Your instructions: Leave the pictures out. Return all other data exactly.

------ Given information

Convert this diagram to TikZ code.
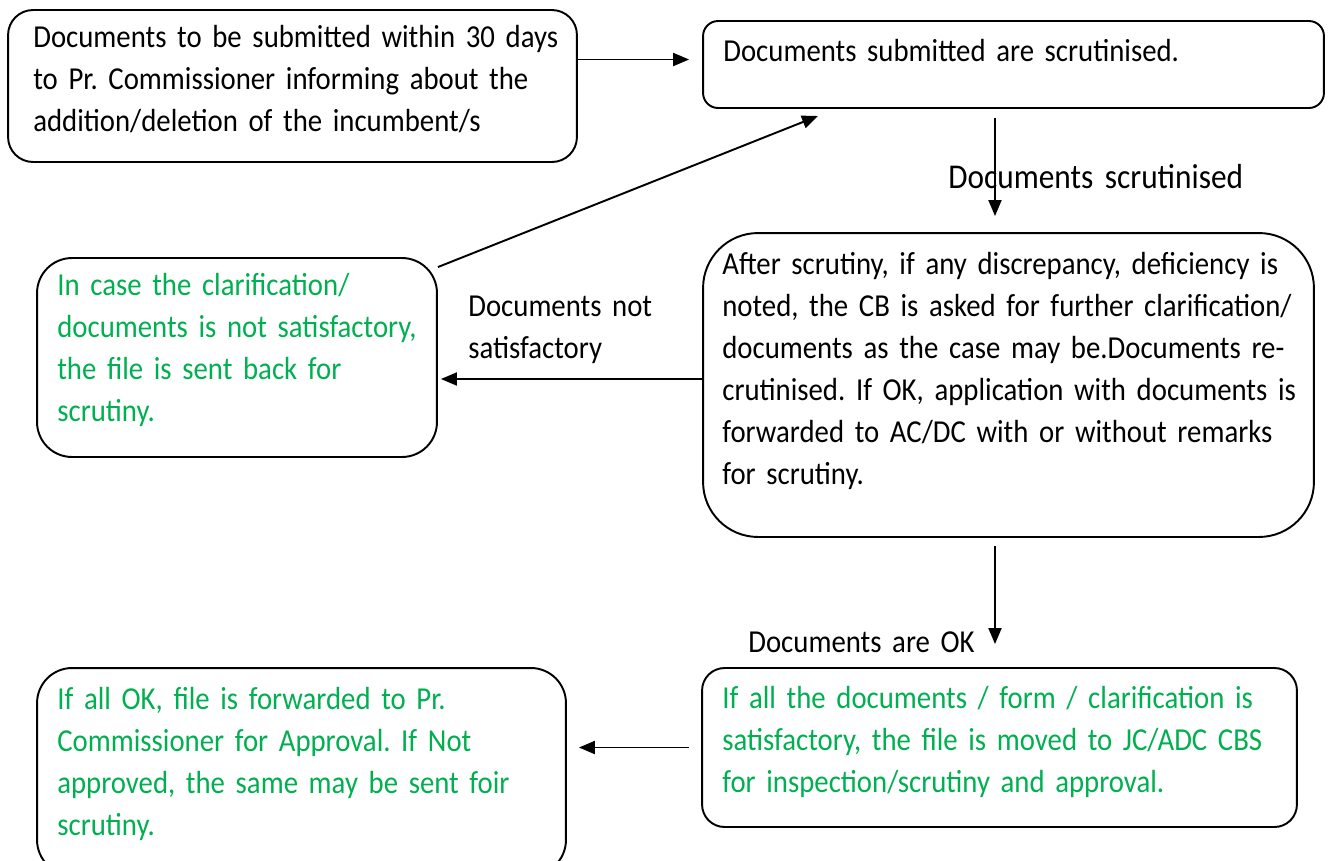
\documentclass[tikz,border=0pt]{standalone}
\usepackage{fontspec}
\setmainfont[FakeStretch=0.9]{Carlito}
\frenchspacing
\usetikzlibrary{arrows.meta}
\newcommand\flowfont{\fontsize{18.2}{24}\selectfont\spaceskip=0.14em plus 0.05em\relax}
\newcommand\flowbigfont{\fontsize{19.8}{24}\selectfont\spaceskip=0.14em plus 0.05em\relax}

\begin{document}
\begin{tikzpicture}[x=0.02cm, y=-0.02cm,
    box/.style={draw, line width=1.1pt, inner sep=0pt},
    txt/.style={anchor=base west, align=left, text width=12.5cm, inner sep=0pt, font=\flowfont},
    arr/.style={-{Triangle[length=0.32cm,width=0.26cm]}, line width=1.1pt}]
    \definecolor{mygreen}{RGB}{0,176,80}

    \clip (0,0) rectangle (1329,860);

    % boxes
    \node[box, rounded corners=0.5cm, minimum width=11.38cm, minimum height=3.04cm] (submit) at (292.5,86) {};
    \node[box, rounded corners=0.3cm, minimum width=12.42cm, minimum height=1.74cm] (scrut) at (1013.5,64.5) {};
    \node[box, rounded corners=0.7cm, minimum width=8cm, minimum height=3.98cm] (back) at (237,357.5) {};
    \node[box, rounded corners=1.1cm, minimum width=12.22cm, minimum height=6.08cm] (after) at (1008.5,385) {};
    \node[box, rounded corners=0.45cm, minimum width=11.9cm, minimum height=3.18cm] (moved) at (999.5,747.5) {};
    \node[box, rounded corners=0.7cm, minimum width=10.58cm, minimum height=4.14cm] (approve) at (301.5,771.5) {};

    % texts
    \node[txt] (submit-t) at (33,47) {Documents to be submitted within 30 days\\to Pr. Commissioner informing about the\\addition/deletion of the incumbent/s};
    \node[txt] (scrut-t) at (723,61) {Documents submitted are scrutinised.};
    \node[txt, mygreen] (back-t) at (57,295) {In case the clarification/\\documents is not satisfactory,\\the file is sent back for\\scrutiny.};
    \node[txt] (after-t) at (722,274) {After scrutiny, if any discrepancy, deficiency is\\noted, the CB is asked for further clarification/\\documents as the case may be.Documents re-\\crutinised. If OK, application with documents is\\forwarded to AC/DC with or without remarks\\for scrutiny.};
    \node[txt, mygreen] (moved-t) at (722,708) {If all the documents / form / clarification is\\satisfactory, the file is moved to JC/ADC CBS\\for inspection/scrutiny and approval.};
    \node[txt, mygreen] (approve-t) at (57,709) {If all OK, file is forwarded to Pr.\\Commissioner for Approval. If Not\\approved, the same may be sent foir\\scrutiny.};

    % connector labels
    \node[txt, text width=4cm] (notok) at (468,316) {Documents not\\satisfactory};
    \node[txt, text width=7cm, font=\flowbigfont] (scrutd) at (948,188) {Documents scrutinised};
    \node[txt, text width=5cm] (ok) at (748,652) {Documents are OK};

    % connectors
    \coordinate (col) at (995,0);
    \coordinate (backin) at (818,116);
    \draw[arr, shorten >=0.26cm] ([yshift=0.1cm]submit.east |- scrut.west) -- ([yshift=0.1cm]scrut.west);
    \draw[arr] ([yshift=-0.2cm]back.north east) -- (backin);
    \draw[arr, shorten <=0.18cm, shorten >=0.32cm] (scrut.south -| col) -- (after.north -| col);
    \draw[arr, shorten >=0.06cm] ([yshift=0.12cm]after.west) -- ([yshift=0.12cm]after.west -| back.east);
    \draw[arr, shorten <=0.16cm, shorten >=0.46cm] (after.south -| col) -- (moved.north -| col);
    \draw[arr, shorten <=0.24cm, shorten >=0.24cm] (moved.west) -- (moved.west -| approve.east);
\end{tikzpicture}
\end{document}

------------

Final result:
Convert this diagram to TikZ code.
\documentclass[tikz,border=0pt]{standalone}
\usepackage{fontspec}
\setmainfont[FakeStretch=0.9]{Carlito}
\frenchspacing
\usetikzlibrary{arrows.meta}
\newcommand\flowfont{\fontsize{18.2}{24}\selectfont\spaceskip=0.14em plus 0.05em\relax}
\newcommand\flowbigfont{\fontsize{19.8}{24}\selectfont\spaceskip=0.14em plus 0.05em\relax}

\begin{document}
\begin{tikzpicture}[x=0.02cm, y=-0.02cm,
    box/.style={draw, line width=1.1pt, inner sep=0pt},
    txt/.style={anchor=base west, align=left, text width=12.5cm, inner sep=0pt, font=\flowfont},
    arr/.style={-{Triangle[length=0.32cm,width=0.26cm]}, line width=1.1pt}]
    \definecolor{mygreen}{RGB}{0,176,80}

    \clip (0,0) rectangle (1329,860);

    % boxes
    \node[box, rounded corners=0.5cm, minimum width=11.38cm, minimum height=3.04cm] (submit) at (292.5,86) {};
    \node[box, rounded corners=0.3cm, minimum width=12.42cm, minimum height=1.74cm] (scrut) at (1013.5,64.5) {};
    \node[box, rounded corners=0.7cm, minimum width=8cm, minimum height=3.98cm] (back) at (237,357.5) {};
    \node[box, rounded corners=1.1cm, minimum width=12.22cm, minimum height=6.08cm] (after) at (1008.5,385) {};
    \node[box, rounded corners=0.45cm, minimum width=11.9cm, minimum height=3.18cm] (moved) at (999.5,747.5) {};
    \node[box, rounded corners=0.7cm, minimum width=10.58cm, minimum height=4.14cm] (approve) at (301.5,771.5) {};

    % texts
    \node[txt] (submit-t) at (33,47) {Documents to be submitted within 30 days\\to Pr. Commissioner informing about the\\addition/deletion of the incumbent/s};
    \node[txt] (scrut-t) at (723,61) {Documents submitted are scrutinised.};
    \node[txt, mygreen] (back-t) at (57,295) {In case the clarification/\\documents is not satisfactory,\\the file is sent back for\\scrutiny.};
    \node[txt] (after-t) at (722,274) {After scrutiny, if any discrepancy, deficiency is\\noted, the CB is asked for further clarification/\\documents as the case may be.Documents re-\\crutinised. If OK, application with documents is\\forwarded to AC/DC with or without remarks\\for scrutiny.};
    \node[txt, mygreen] (moved-t) at (722,708) {If all the documents / form / clarification is\\satisfactory, the file is moved to JC/ADC CBS\\for inspection/scrutiny and approval.};
    \node[txt, mygreen] (approve-t) at (57,709) {If all OK, file is forwarded to Pr.\\Commissioner for Approval. If Not\\approved, the same may be sent foir\\scrutiny.};

    % connector labels
    \node[txt, text width=4cm] (notok) at (468,316) {Documents not\\satisfactory};
    \node[txt, text width=7cm, font=\flowbigfont] (scrutd) at (948,188) {Documents scrutinised};
    \node[txt, text width=5cm] (ok) at (748,652) {Documents are OK};

    % connectors
    \coordinate (col) at (995,0);
    \coordinate (backin) at (818,116);
    \draw[arr, shorten >=0.26cm] ([yshift=0.1cm]submit.east |- scrut.west) -- ([yshift=0.1cm]scrut.west);
    \draw[arr] ([yshift=-0.2cm]back.north east) -- (backin);
    \draw[arr, shorten <=0.18cm, shorten >=0.32cm] (scrut.south -| col) -- (after.north -| col);
    \draw[arr, shorten >=0.06cm] ([yshift=0.12cm]after.west) -- ([yshift=0.12cm]after.west -| back.east);
    \draw[arr, shorten <=0.16cm, shorten >=0.46cm] (after.south -| col) -- (moved.north -| col);
    \draw[arr, shorten <=0.24cm, shorten >=0.24cm] (moved.west) -- (moved.west -| approve.east);
\end{tikzpicture}
\end{document}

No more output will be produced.